§ Given problem: Locate all lines with the word "draw". Copy them.
** start Task material **
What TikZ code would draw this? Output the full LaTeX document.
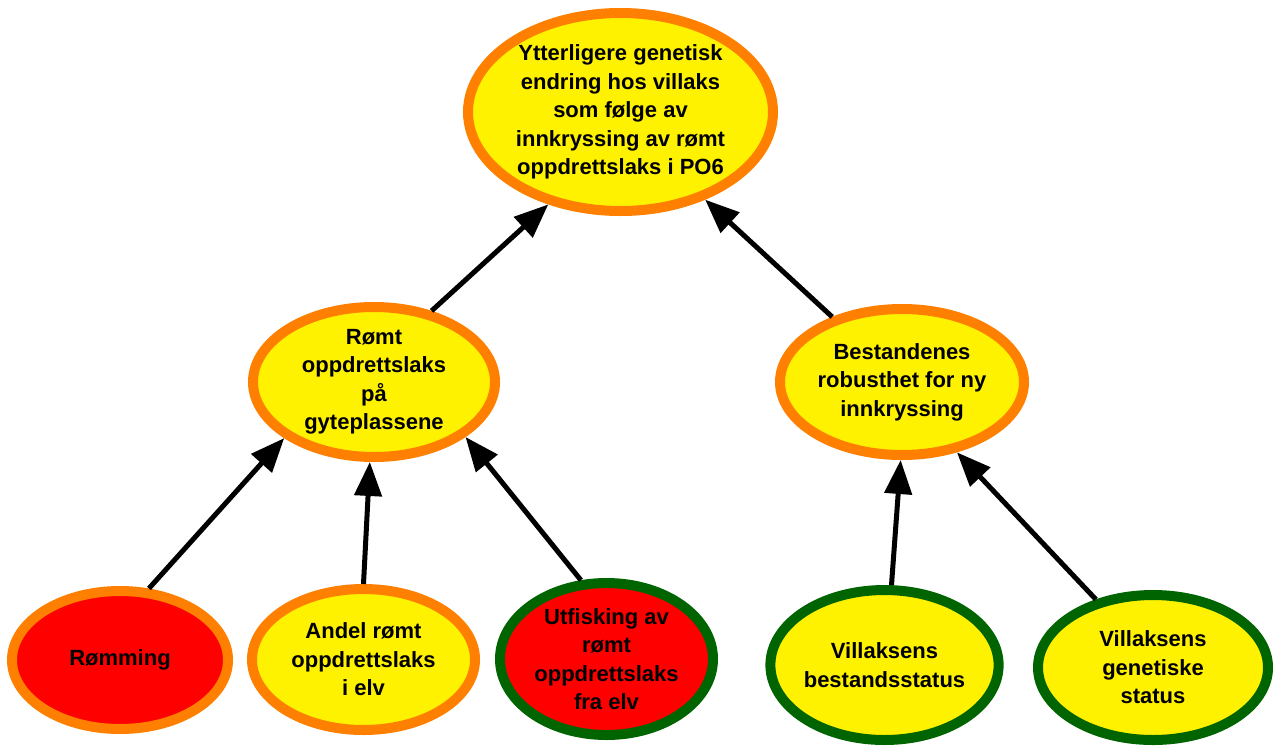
\documentclass[tikz,border=0pt]{standalone}
\usepackage{fontspec}
\setmainfont{Liberation Sans}
\usepackage{tikz}
\usetikzlibrary{arrows.meta}
\usetikzlibrary{shapes.geometric}
\definecolor{ringorange}{RGB}{255,128,0}
\definecolor{ringgreen}{RGB}{0,100,0}
\definecolor{fillyellow}{RGB}{255,242,0}
\definecolor{fillred}{RGB}{255,0,0}

\begin{document}
\begin{tikzpicture}[x=1pt, y=-1pt]
	\tikzstyle{factor}=[ellipse, line width=10pt, inner sep=0pt, align=center,
	                        font=\fontsize{22}{28.5}\selectfont\bfseries];
	\tikzstyle{amber}=[factor, draw=ringorange, fill=fillyellow];
	\tikzstyle{alarm}=[factor, draw=ringorange, fill=fillred];
	\tikzstyle{okred}=[factor, draw=ringgreen, fill=fillred];
	\tikzstyle{okyellow}=[factor, draw=ringgreen, fill=fillyellow];
	\tikzstyle{link}=[line width=5pt, -{Triangle[length=34pt, width=27pt]}];
	\useasboundingbox (0,0) rectangle (1273,747);
	% top level
	\node[amber, minimum width=305pt, minimum height=198pt] (endring) at (620.5,112)
	  {Ytterligere genetisk\\endring hos villaks\\som følge av\\innkryssing av rømt\\oppdrettslaks i PO6};
	% middle level
	\node[amber, minimum width=242pt, minimum height=150pt] (gyte) at (374,382)
	  {Rømt\\oppdrettslaks\\på\\gyteplassene};
	\node[amber, minimum width=244pt, minimum height=146pt] (robust) at (902,382)
	  {Bestandenes\\robusthet for ny\\innkryssing};
	% bottom level
	\node[alarm, minimum width=216pt, minimum height=138pt] (romming) at (120,660)
	  {Rømming};
	\node[amber, minimum width=223pt, minimum height=141pt] (andel) at (363.5,659.5)
	  {Andel rømt\\oppdrettslaks\\i elv};
	\node[okred, minimum width=213pt, minimum height=152pt] (utfisk) at (606.5,659)
	  {Utfisking av\\rømt\\oppdrettslaks\\fra elv};
	\node[okyellow, minimum width=223pt, minimum height=150pt] (bestand) at (884.5,665)
	  {Villaksens\\bestandsstatus};
	\node[okyellow, minimum width=230pt, minimum height=145pt] (genstat) at (1153,667.5)
	  {Villaksens\\genetiske\\status};
	% arrows
	\foreach \from/\to in {romming.68/gyte.212, andel.90/gyte.267, utfisk.108/gyte.329,
	                       gyte.51/endring.232, robust.137/endring.314,
	                       bestand.85/robust.269, genstat.130/robust.308}
	{\draw[link] (\from) -- (\to);}
\end{tikzpicture}
\end{document}
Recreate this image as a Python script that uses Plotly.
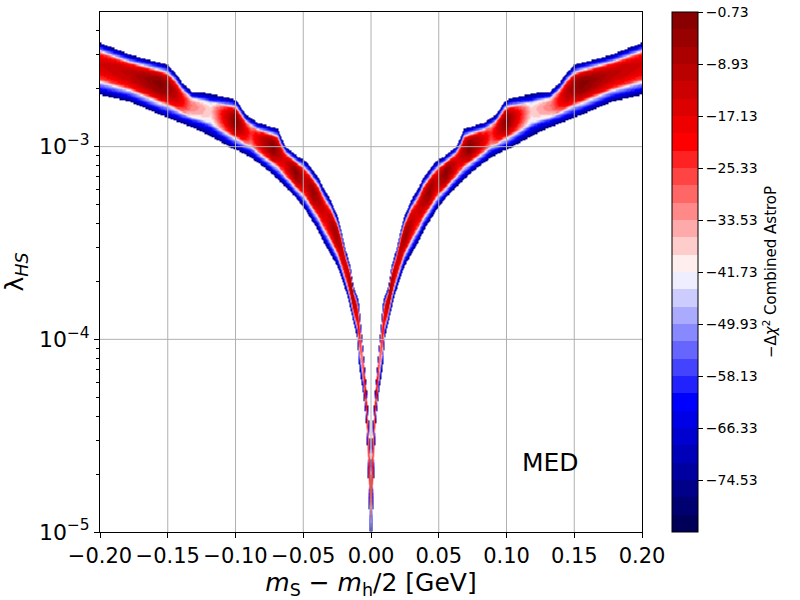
import numpy as np
import plotly.graph_objects as go

# ---- data (left branch, mirrored to the right) ----
# upper edge of the band: |x| (GeV) and log10(lambda_HS)
upper_u = [0.0, 0.0011, 0.0026, 0.0048, 0.0063, 0.0092, 0.0129, 0.0151, 0.0188, 0.0225,
           0.0247, 0.0299, 0.0358, 0.0387, 0.0424, 0.0461, 0.0498, 0.0542, 0.0631, 0.0668,
           0.0690, 0.0838, 0.0926, 0.100, 0.1052, 0.1221, 0.1317, 0.1391, 0.1443, 0.150,
           0.1775, 0.200]
upper_log = [-4.622, -4.466, -4.295, -4.119, -4.000, -3.793, -3.725, -3.622, -3.534, -3.415,
             -3.363, -3.275, -3.207, -3.161, -3.130, -3.093, -3.067, -3.052, -3.000, -2.948,
             -2.907, -2.876, -2.834, -2.756, -2.746, -2.720, -2.715, -2.668, -2.617, -2.575,
             -2.523, -2.461]
# lower edge of the band
lower_u = [0.0, 0.0011, 0.0018, 0.0026, 0.0033, 0.0055, 0.0092, 0.0100, 0.0129, 0.0173,
           0.0247, 0.0351, 0.0395, 0.0498, 0.0590, 0.0742, 0.0889, 0.100, 0.1258, 0.150,
           0.1775, 0.200]
lower_log = [-5.05, -4.969, -4.813, -4.637, -4.466, -4.295, -4.119, -4.000, -3.912, -3.777,
             -3.622, -3.497, -3.430, -3.316, -3.238, -3.135, -3.057, -3.016, -2.917, -2.850,
             -2.767, -2.731]
# best (core) value of -Delta chi^2 along the band
core_u = [0.0, 0.0018, 0.0041, 0.0063, 0.0092, 0.0137, 0.0188, 0.0262, 0.0336, 0.0432,
          0.0483, 0.0557, 0.0646, 0.0727, 0.080, 0.089, 0.100, 0.107, 0.118, 0.133,
          0.144, 0.155, 0.1775, 0.200]
core_val = [-15, -25, -12, -30, -20, -6, -14, -6, -15, -4,
            -12, -2, -16, -1, -10, -25, -1, -15, -38, -30,
            -10, -1, -10, -14]
edge_val = -78.0
# cross-section profile: position from the edge (0) to the core (1) -> fraction of the way to the core value
profile_s = [0.0, 0.36, 0.50, 0.75, 1.0]
profile_g = [0.0, 0.45, 0.80, 0.96, 1.0]

# colour levels and colourbar ticks
level_min, level_max, n_levels = -82.73, -0.73, 30
cbar_ticks = [-0.73, -8.93, -17.13, -25.33, -33.53, -41.73, -49.93, -58.13, -66.33, -74.53]
x_ticks = [-0.20, -0.15, -0.10, -0.05, 0.0, 0.05, 0.10, 0.15, 0.20]
y_ticks = [1e-5, 1e-4, 1e-3]
y_tick_text = ["10<sup>−5</sup>", "10<sup>−4</sup>", "10<sup>−3</sup>"]
x_range = [-0.2, 0.2]
y_log_range = [-5.0, np.log10(5e-3)]

# ---- build the field on a grid ----
X = np.linspace(x_range[0], x_range[1], 541)
Ylog = np.linspace(y_log_range[0], y_log_range[1], 400)
u = np.abs(X)
Lv = np.interp(u, lower_u, lower_log)
Uv = np.interp(u, upper_u, upper_log)
cm = np.interp(u, core_u, core_val)
t = (Ylog[:, None] - Lv[None, :]) / (Uv - Lv)[None, :]
inside = (t >= 0) & (t <= 1)
c = 0.6
s = np.where(t < c, t / c, (1 - t) / (1 - c))
s = np.clip(s, 0, 1)
g = np.interp(s, profile_s, profile_g)
Z = edge_val + (cm[None, :] - edge_val) * g
Z = np.where(inside, Z, np.nan)
Z = np.round(Z, 2)


def seismic(v):
    pts = [(0.0, (0, 0, 0.3)), (0.25, (0, 0, 1)), (0.5, (1, 1, 1)), (0.75, (1, 0, 0)), (1.0, (0.5, 0, 0))]
    for (a, ca), (b, cb) in zip(pts[:-1], pts[1:]):
        if a <= v <= b:
            w = (v - a) / (b - a)
            rgb = [ca[i] + (cb[i] - ca[i]) * w for i in range(3)]
            return "rgb(%d,%d,%d)" % tuple(round(255 * q) for q in rgb)
    return "rgb(0,0,0)"


colorscale = []
for k in range(n_levels):
    col = seismic((k + 0.5) / n_levels)
    colorscale.append([k / n_levels, col])
    colorscale.append([(k + 1) / n_levels, col])

fig = go.Figure()
fig.add_trace(go.Heatmap(
    x=X, y=10 ** Ylog, z=Z, zmin=level_min, zmax=level_max,
    colorscale=colorscale, zsmooth=False, hoverinfo="skip",
    colorbar=dict(
        x=1.055, xanchor="left", xref="paper", y=0.5, yanchor="middle", len=1.0,
        thickness=26, xpad=0, ypad=0, outlinewidth=1, outlinecolor="black",
        tickvals=cbar_ticks, ticktext=[("%.2f" % v).replace("-", "−") for v in cbar_ticks],
        ticks="outside", ticklen=5, tickcolor="black",
        tickfont=dict(family="DejaVu Sans", size=14, color="black"),
        title=dict(text="−Δ<i>χ</i><sup>2</sup> Combined AstroP", side="right",
                   font=dict(family="DejaVu Sans", size=15, color="black")),
    ),
))

grid_color = "#b0b0b0"
for xv in x_ticks[1:-1]:
    fig.add_trace(go.Scatter(x=[xv, xv], y=[10 ** y_log_range[0], 10 ** y_log_range[1]], mode="lines",
                             line=dict(color=grid_color, width=1), hoverinfo="skip", showlegend=False))
for yv in y_ticks[1:]:
    fig.add_trace(go.Scatter(x=x_range, y=[yv, yv], mode="lines",
                             line=dict(color=grid_color, width=1), hoverinfo="skip", showlegend=False))

minor_vals = [m * 10.0 ** e for e in (-5, -4, -3) for m in range(2, 10) if m * 10.0 ** e < 5e-3]

fig.update_layout(
    width=800, height=600, margin=dict(l=100, r=158, t=12, b=68, autoexpand=False),
    paper_bgcolor="white", plot_bgcolor="white",
    font=dict(family="DejaVu Sans", color="black"),
    showlegend=False,
    xaxis=dict(range=x_range, tickvals=x_ticks, tickangle=0, automargin=False,
               ticktext=[("%.2f" % v).replace("-", "−") for v in x_ticks],
               showgrid=False, zeroline=False, showline=True, linecolor="black", linewidth=1,
               mirror=True, ticks="outside", ticklen=5, tickcolor="black",
               tickfont=dict(size=21),
               title=dict(text="<i>m</i><sub>S</sub> − <i>m</i><sub>h</sub>/2 [GeV]",
                          font=dict(size=25), standoff=2)),
    yaxis=dict(type="log", range=y_log_range, tickvals=y_ticks, ticktext=y_tick_text,
               automargin=False,
               showgrid=False, zeroline=False, showline=True, linecolor="black", linewidth=1,
               mirror=True, ticks="outside", ticklen=5, tickcolor="black",
               tickfont=dict(size=22),
               minor=dict(tickvals=minor_vals, ticks="outside", ticklen=3, tickcolor="black",
                          showgrid=False),
               title=dict(text="λ<sub><i>HS</i></sub>", font=dict(size=25), standoff=18)),
    annotations=[dict(x=0.11, y=np.log10(2e-5), xref="x", yref="y", text="MED",
                      showarrow=False, xanchor="left", yanchor="bottom", yshift=-5,
                      font=dict(size=25, color="black"))],
)

fig.write_html("out.html", config={"displayModeBar": False},
               post_script="document.body.style.margin='0';document.body.style.padding='0';")
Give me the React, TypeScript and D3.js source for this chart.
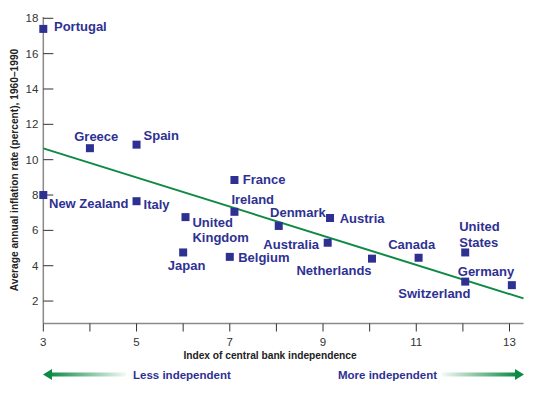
import { useEffect } from "react";
import * as d3 from "d3";

// Index of central bank independence vs average inflation 1960–1990
const countries = [
  "Portugal", "Greece", "Spain", "France", "Ireland", "New Zealand", "Italy",
  "United Kingdom", "Japan", "Belgium", "Denmark", "Austria", "Australia",
  "Netherlands", "Canada", "United States", "Switzerland", "Germany",
];
const independence = [3, 4, 5, 7.1, 7.1, 3, 5, 6.05, 6, 7, 8.05, 9.15, 9.1, 10.05, 11.05, 12.05, 12.05, 13.05];
const inflation = [17.4, 10.65, 10.85, 8.85, 7.05, 8.0, 7.65, 6.75, 4.75, 4.5, 6.25, 6.7, 5.3, 4.4, 4.45, 4.75, 3.1, 2.9];

// regression line end points [index, inflation]
const trendStart = [3, 10.64];
const trendEnd = [13.3, 2.15];

const xTicks = d3.range(3, 14, 1);
const xTickLabels = [3, 5, 7, 9, 11, 13];
const yTicks = [2, 4, 6, 8, 10, 12, 14, 16, 18];

// label placement relative to each point (layout only)
const labelLayout: Record<string, { dx: number; dy: number; anchor: string; lines?: string[] }> = {
  Portugal: { dx: 10.7, dy: 2.4, anchor: "start" },
  Greece: { dx: -15.7, dy: -6.7, anchor: "start" },
  Spain: { dx: 7, dy: -4.3, anchor: "start" },
  France: { dx: 8.4, dy: 4.3, anchor: "start" },
  Ireland: { dx: -3, dy: -7.7, anchor: "start" },
  "New Zealand": { dx: 5.7, dy: 13.3, anchor: "start" },
  Italy: { dx: 7, dy: 8, anchor: "start" },
  "United Kingdom": { dx: 7, dy: 10, anchor: "start", lines: ["United", "Kingdom"] },
  Japan: { dx: -15.3, dy: 17.7, anchor: "start" },
  Belgium: { dx: 8.4, dy: 5, anchor: "start" },
  Denmark: { dx: -8.7, dy: -9, anchor: "start" },
  Austria: { dx: 9.7, dy: 5, anchor: "start" },
  Australia: { dx: -8.7, dy: 6, anchor: "end" },
  Netherlands: { dx: -0.4, dy: 16, anchor: "end" },
  Canada: { dx: -6.9, dy: -8.6, anchor: "middle" },
  "United States": { dx: -6, dy: -21, anchor: "start", lines: ["United", "States"] },
  Switzerland: { dx: 5.3, dy: 16.3, anchor: "end" },
  Germany: { dx: 2.3, dy: -8.7, anchor: "end" },
};

const W = 535;
const H = 395;
const NAVY = "#2e3192";
const GREEN = "#0f8a45";
const FONT = "'Liberation Sans', Arial, Helvetica, sans-serif";

export default function App() {
  useEffect(() => {
    document.body.style.margin = "0";
  }, []);

  const x = d3.scaleLinear().domain([3, 13.3]).range([43.3, 523.5]);
  const y = d3.scaleLinear().domain([0.73, 18]).range([323.5, 18.3]);
  const line = d3.line<number[]>().x((d) => x(d[0])).y((d) => y(d[1]));
  const x0 = x(3);
  const yBase = y(0.73);

  return (
    <svg width={W} height={H} style={{ display: "block", fontFamily: FONT }}>
      <defs>
        <linearGradient id="gl" x1="0" x2="1" y1="0" y2="0">
          <stop offset="0" stopColor={GREEN} />
          <stop offset="1" stopColor={GREEN} stopOpacity="0.05" />
        </linearGradient>
        <linearGradient id="gr" x1="0" x2="1" y1="0" y2="0">
          <stop offset="0" stopColor={GREEN} stopOpacity="0.05" />
          <stop offset="1" stopColor={GREEN} />
        </linearGradient>
      </defs>

      {/* axes */}
      <line x1={x0} x2={x0} y1={17} y2={yBase} stroke="#8a8a8a" strokeWidth={1.5} />
      <line x1={x0} x2={x(13.3)} y1={yBase} y2={yBase} stroke="#8a8a8a" strokeWidth={1.5} />
      {yTicks.map((t) => (
        <g key={"y" + t}>
          <line x1={x0} x2={x0 + 10} y1={y(t)} y2={y(t)} stroke="#333" strokeWidth={1} />
          <text x={x0 - 5} y={y(t) + 4} textAnchor="end" fontSize={11.5} fill="#333">
            {t}
          </text>
        </g>
      ))}
      {xTicks.map((t) => (
        <line key={"x" + t} x1={x(t)} x2={x(t)} y1={yBase} y2={yBase + 8} stroke="#333" strokeWidth={1} />
      ))}
      {xTickLabels.map((t) => (
        <text key={"xl" + t} x={x(t)} y={345.5} textAnchor="middle" fontSize={11.5} fill="#333">
          {t}
        </text>
      ))}

      <text x={270} y={359} textAnchor="middle" fontSize={10.2} fontWeight="bold" fill="#222">
        Index of central bank independence
      </text>
      <text
        transform="translate(18,170) rotate(-90)"
        textAnchor="middle"
        fontSize={10.2}
        fontWeight="bold"
        fill="#222"
      >
        Average annual inflation rate (percent), 1960–1990
      </text>

      {/* trend line */}
      <path d={line([trendStart, trendEnd]) || ""} fill="none" stroke={GREEN} strokeWidth={2} />

      {/* points and labels */}
      {countries.map((c, i) => {
        const px = x(independence[i]);
        const py = y(inflation[i]);
        const l = labelLayout[c];
        const lines = l.lines || [c];
        return (
          <g key={c}>
            <rect x={px - 4} y={py - 4} width={8} height={8} fill={NAVY} />
            {lines.map((s, k) => (
              <text
                key={k}
                x={px + l.dx}
                y={py + l.dy + k * 15.3}
                textAnchor={l.anchor}
                fontSize={13}
                fontWeight="bold"
                fill={NAVY}
              >
                {s}
              </text>
            ))}
          </g>
        );
      })}

      {/* direction arrows */}
      <rect x={50} y={372.5} width={76} height={4} fill="url(#gl)" />
      <path d="M43,374.5 L52,369 L52,380 Z" fill={GREEN} />
      <text x={133} y={378.5} fontSize={11.5} fontWeight="bold" fill={NAVY}>
        Less independent
      </text>
      <rect x={442} y={372.5} width={74} height={4} fill="url(#gr)" />
      <path d="M524,374.5 L515,369 L515,380 Z" fill={GREEN} />
      <text x={437} y={378.5} textAnchor="end" fontSize={11.5} fontWeight="bold" fill={NAVY}>
        More independent
      </text>
    </svg>
  );
}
** end Task material **
§ Final result:
What TikZ code would draw this? Output the full LaTeX document.
	\tikzstyle{amber}=[factor, draw=ringorange, fill=fillyellow];
	\tikzstyle{alarm}=[factor, draw=ringorange, fill=fillred];
	\tikzstyle{okred}=[factor, draw=ringgreen, fill=fillred];
	\tikzstyle{okyellow}=[factor, draw=ringgreen, fill=fillyellow];
	{\draw[link] (\from) -- (\to);}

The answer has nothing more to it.